An information modelling environment refers to an integrated system of platforms that can generate, exchange, maintain, synchronize, and manage the comprehensive matrix of parametric object data across them. Environments that foster inter-operability among platforms make the exchange and use of information between platforms more intuitive, simple, and quick. The designer should assess the value of implementing an information modelling environment and make recommendations to the owner accordingly. A recommendation for implementing one should be in the context of the magnitude and complexity of the owner's requirements and the owners experience with information modelling tools, platforms, and environments.

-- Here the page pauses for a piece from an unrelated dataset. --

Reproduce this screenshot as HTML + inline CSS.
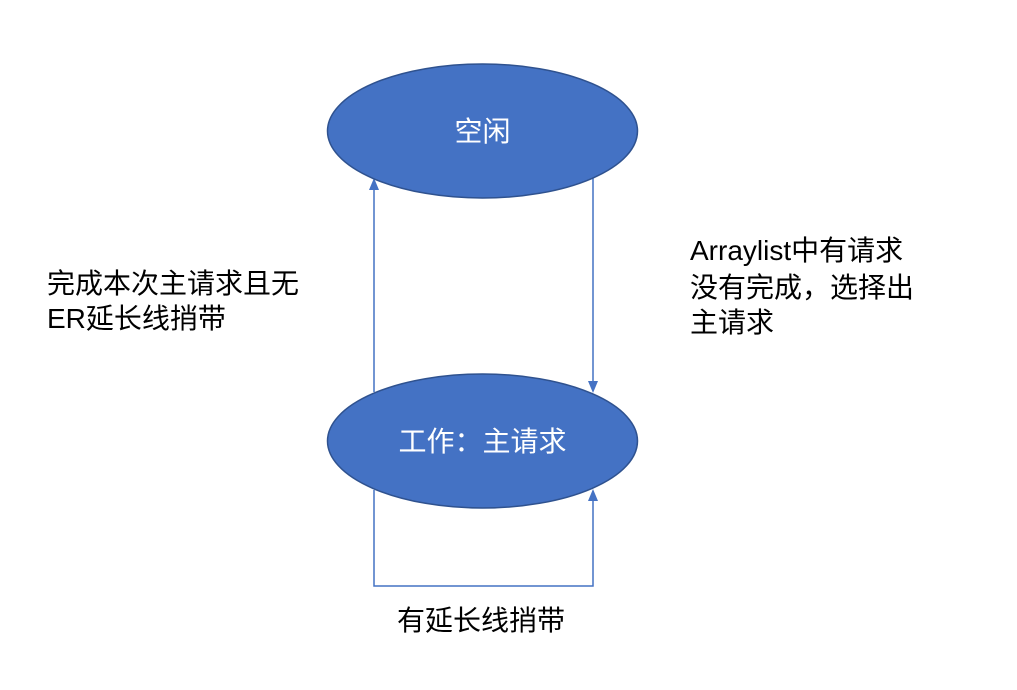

3. Develop a preliminary information model for project inception:

Consider how a playwright or screen-play writer may create content such as "storyboards" to give investors or producers an initial sense of how their script or screenplay might look and play-out in an actual production like a play, movie, game, or show. This is an analogous concept to a preliminary built environment information model that can give owners and constructors an initial sense of how their built environment project might play out through delivery or operation.

A key characteristic of an information model is that it is adds value to 3D virtual models via additional layers of information. This may include materials information, relationships to other objects or models, or specific instructions for building or maintenance. The added value of this extra information permits a variety of advanced analyses of the model. This may include structural resistance, cost and schedule estimations or projections, or energy consumption and water use performance.

Another key characteristic of an information model is that it's parametric. More than just a representation of three dimensional geometry, it can capture, manage, and show relationships between the various parts, components, and subsystems that comprise alternative solutions to meet or exceed owner requirements. This requires that design team leadership make recommendations to the owner about the aspects of their requirements that will benefit most from parametric modelling and collaborative development by cross-functional teams of key designers, constructors, and even product suppliers essential to evolving and refining the model to meet owner requirements. Evolving and refining the design as a parametric model enables cross a functional team to discover and solve problems in a virtual environment. Solving problems in the virtual environment with the help of parametric modelling has less cost and schedule impacts on the delivery of a solution that meets owner requirements than finding and solving the same problems later during the actual physical construction effort.

Designers may use an open-source parametric modelling tool such as FreeCAD to develop a preliminary information model for project inception using the guidance on Building Information Modelling (BIM) using FreeCAD found in the online FreeCAD Manual. Designers may also use an open source BIM platform like BIMServer to support the dynamic collaboration process among the designer, owner, and constructor teams of evolving the model through design and project delivery.